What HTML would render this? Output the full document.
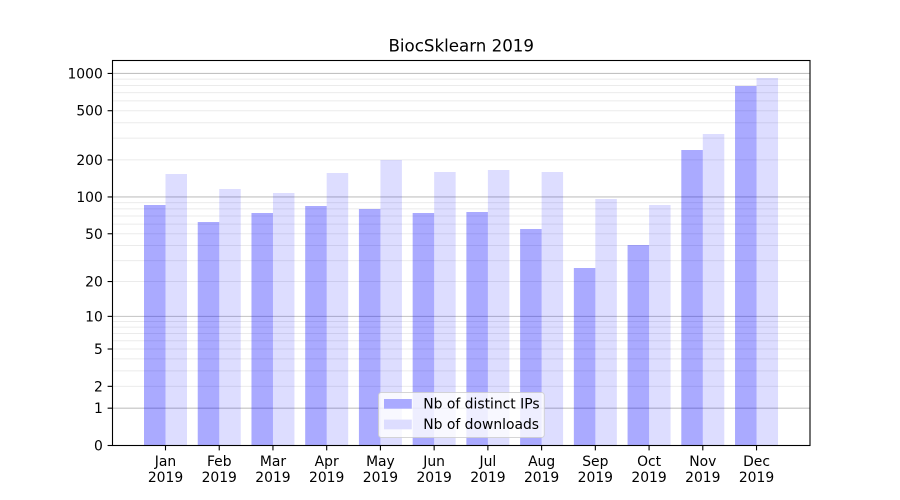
<!DOCTYPE html>
<html><head><meta charset="utf-8"><style>
html,body{margin:0;padding:0;background:#fff;}
svg{display:block;}
text{font-family:"DejaVu Sans","Liberation Sans",sans-serif;fill:#000;}
</style></head><body>
<svg width="900" height="500" viewBox="0 0 900 500" xmlns="http://www.w3.org/2000/svg">
<rect x="0" y="0" width="900" height="500" fill="#fff"/>
<text x="461.25" y="51.5" font-size="16.67" text-anchor="middle">BiocSklearn 2019</text>
<!-- minor grid -->
<g stroke="#ebebeb" stroke-width="1">
<line x1="112.5" x2="810" y1="386.34" y2="386.34"/>
<line x1="112.5" x2="810" y1="370.84" y2="370.84"/>
<line x1="112.5" x2="810" y1="358.83" y2="358.83"/>
<line x1="112.5" x2="810" y1="349.01" y2="349.01"/>
<line x1="112.5" x2="810" y1="340.71" y2="340.71"/>
<line x1="112.5" x2="810" y1="333.52" y2="333.52"/>
<line x1="112.5" x2="810" y1="327.17" y2="327.17"/>
<line x1="112.5" x2="810" y1="321.5" y2="321.5"/>
<line x1="112.5" x2="810" y1="281.54" y2="281.54"/>
<line x1="112.5" x2="810" y1="260.57" y2="260.57"/>
<line x1="112.5" x2="810" y1="245.52" y2="245.52"/>
<line x1="112.5" x2="810" y1="233.76" y2="233.76"/>
<line x1="112.5" x2="810" y1="224.12" y2="224.12"/>
<line x1="112.5" x2="810" y1="215.94" y2="215.94"/>
<line x1="112.5" x2="810" y1="208.85" y2="208.85"/>
<line x1="112.5" x2="810" y1="202.58" y2="202.58"/>
<line x1="112.5" x2="810" y1="159.9" y2="159.9"/>
<line x1="112.5" x2="810" y1="138.16" y2="138.16"/>
<line x1="112.5" x2="810" y1="122.71" y2="122.71"/>
<line x1="112.5" x2="810" y1="110.72" y2="110.72"/>
<line x1="112.5" x2="810" y1="100.92" y2="100.92"/>
<line x1="112.5" x2="810" y1="92.63" y2="92.63"/>
<line x1="112.5" x2="810" y1="85.45" y2="85.45"/>
<line x1="112.5" x2="810" y1="79.11" y2="79.11"/>
</g>
<!-- major grid -->
<g stroke="#c2c2c2" stroke-width="1.1">
<line x1="112.5" x2="810" y1="408.17" y2="408.17"/>
<line x1="112.5" x2="810" y1="316.37" y2="316.37"/>
<line x1="112.5" x2="810" y1="196.96" y2="196.96"/>
<line x1="112.5" x2="810" y1="73.45" y2="73.45"/>
</g>
<!-- bars -->
<g fill="rgb(0,0,255)" fill-opacity="0.333">
<rect x="144" y="205" width="21.5" height="240.5"/>
<rect x="197.73" y="222" width="21.5" height="223.5"/>
<rect x="251.46" y="213" width="21.5" height="232.5"/>
<rect x="305.19" y="206" width="21.5" height="239.5"/>
<rect x="358.92" y="209" width="21.5" height="236.5"/>
<rect x="412.65" y="213" width="21.5" height="232.5"/>
<rect x="466.38" y="212" width="21.5" height="233.5"/>
<rect x="520.11" y="229" width="21.5" height="216.5"/>
<rect x="573.84" y="268" width="21.5" height="177.5"/>
<rect x="627.57" y="245" width="21.5" height="200.5"/>
<rect x="681.3" y="150" width="21.5" height="295.5"/>
<rect x="735.03" y="86" width="21.5" height="359.5"/>
</g>
<g fill="rgb(0,0,255)" fill-opacity="0.135">
<rect x="165.5" y="174" width="21.5" height="271.5"/>
<rect x="219.23" y="189" width="21.5" height="256.5"/>
<rect x="272.96" y="193" width="21.5" height="252.5"/>
<rect x="326.69" y="173" width="21.5" height="272.5"/>
<rect x="380.42" y="160" width="21.5" height="285.5"/>
<rect x="434.15" y="172" width="21.5" height="273.5"/>
<rect x="487.88" y="170" width="21.5" height="275.5"/>
<rect x="541.61" y="172" width="21.5" height="273.5"/>
<rect x="595.34" y="199" width="21.5" height="246.5"/>
<rect x="649.07" y="205" width="21.5" height="240.5"/>
<rect x="702.8" y="134" width="21.5" height="311.5"/>
<rect x="756.53" y="78" width="21.5" height="367.5"/>
</g>
<!-- spines -->
<rect x="112.5" y="60.5" width="697.5" height="385" fill="none" stroke="#000" stroke-width="1.1"/>
<!-- y ticks -->
<g stroke="#000" stroke-width="1.1">
<line x1="107.6" x2="112.5" y1="445.5" y2="445.5"/>
<line x1="107.6" x2="112.5" y1="408.17" y2="408.17"/>
<line x1="107.6" x2="112.5" y1="386.34" y2="386.34"/>
<line x1="107.6" x2="112.5" y1="349.01" y2="349.01"/>
<line x1="107.6" x2="112.5" y1="316.37" y2="316.37"/>
<line x1="107.6" x2="112.5" y1="281.54" y2="281.54"/>
<line x1="107.6" x2="112.5" y1="233.76" y2="233.76"/>
<line x1="107.6" x2="112.5" y1="196.96" y2="196.96"/>
<line x1="107.6" x2="112.5" y1="159.9" y2="159.9"/>
<line x1="107.6" x2="112.5" y1="110.72" y2="110.72"/>
<line x1="107.6" x2="112.5" y1="73.45" y2="73.45"/>
</g>
<g font-size="13.89" text-anchor="end">
<text x="102.8" y="450.5">0</text>
<text x="102.8" y="413.2">1</text>
<text x="102.8" y="391.3">2</text>
<text x="102.8" y="354">5</text>
<text x="102.8" y="321.4">10</text>
<text x="102.8" y="286.5">20</text>
<text x="102.8" y="238.8">50</text>
<text x="102.8" y="202">100</text>
<text x="102.8" y="164.9">200</text>
<text x="102.8" y="115.7">500</text>
<text x="102.8" y="78.5">1000</text>
</g>
<!-- x ticks -->
<g stroke="#000" stroke-width="1.1">
<line x1="165.5" x2="165.5" y1="445.5" y2="450.4"/>
<line x1="219.23" x2="219.23" y1="445.5" y2="450.4"/>
<line x1="272.96" x2="272.96" y1="445.5" y2="450.4"/>
<line x1="326.69" x2="326.69" y1="445.5" y2="450.4"/>
<line x1="380.42" x2="380.42" y1="445.5" y2="450.4"/>
<line x1="434.15" x2="434.15" y1="445.5" y2="450.4"/>
<line x1="487.88" x2="487.88" y1="445.5" y2="450.4"/>
<line x1="541.61" x2="541.61" y1="445.5" y2="450.4"/>
<line x1="595.34" x2="595.34" y1="445.5" y2="450.4"/>
<line x1="649.07" x2="649.07" y1="445.5" y2="450.4"/>
<line x1="702.8" x2="702.8" y1="445.5" y2="450.4"/>
<line x1="756.53" x2="756.53" y1="445.5" y2="450.4"/>
</g>
<g font-size="13.89" text-anchor="middle">
<text x="165.5" y="466">Jan</text><text x="165.5" y="482">2019</text>
<text x="219.23" y="466">Feb</text><text x="219.23" y="482">2019</text>
<text x="272.96" y="466">Mar</text><text x="272.96" y="482">2019</text>
<text x="326.69" y="466">Apr</text><text x="326.69" y="482">2019</text>
<text x="380.42" y="466">May</text><text x="380.42" y="482">2019</text>
<text x="434.15" y="466">Jun</text><text x="434.15" y="482">2019</text>
<text x="487.88" y="466">Jul</text><text x="487.88" y="482">2019</text>
<text x="541.61" y="466">Aug</text><text x="541.61" y="482">2019</text>
<text x="595.34" y="466">Sep</text><text x="595.34" y="482">2019</text>
<text x="649.07" y="466">Oct</text><text x="649.07" y="482">2019</text>
<text x="702.8" y="466">Nov</text><text x="702.8" y="482">2019</text>
<text x="756.53" y="466">Dec</text><text x="756.53" y="482">2019</text>
</g>
<!-- legend -->
<rect x="378.5" y="392.5" width="165.8" height="45" rx="2.8" ry="2.8" fill="#fff" fill-opacity="0.8" stroke="#cccccc" stroke-opacity="0.8" stroke-width="1"/>
<rect x="384" y="399" width="27.8" height="9.7" fill="#aaaaff"/>
<rect x="384" y="419.6" width="27.8" height="9.7" fill="#ddddff"/>
<g font-size="13.89">
<text x="423.3" y="408.4">Nb of distinct IPs</text>
<text x="423.3" y="429.2">Nb of downloads</text>
</g>
</svg>
</body></html>
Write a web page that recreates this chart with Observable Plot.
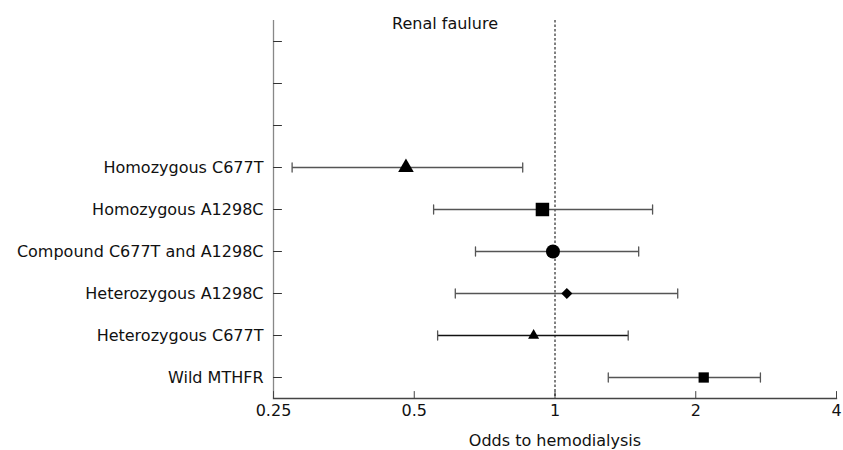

→ **What is required**:
Wherever "this" shows up in a line, copy that line.

→ **Response to the exercise**:
What HTML would render this? Output the full document.
Write a web page that recreates this chart with Observable Plot.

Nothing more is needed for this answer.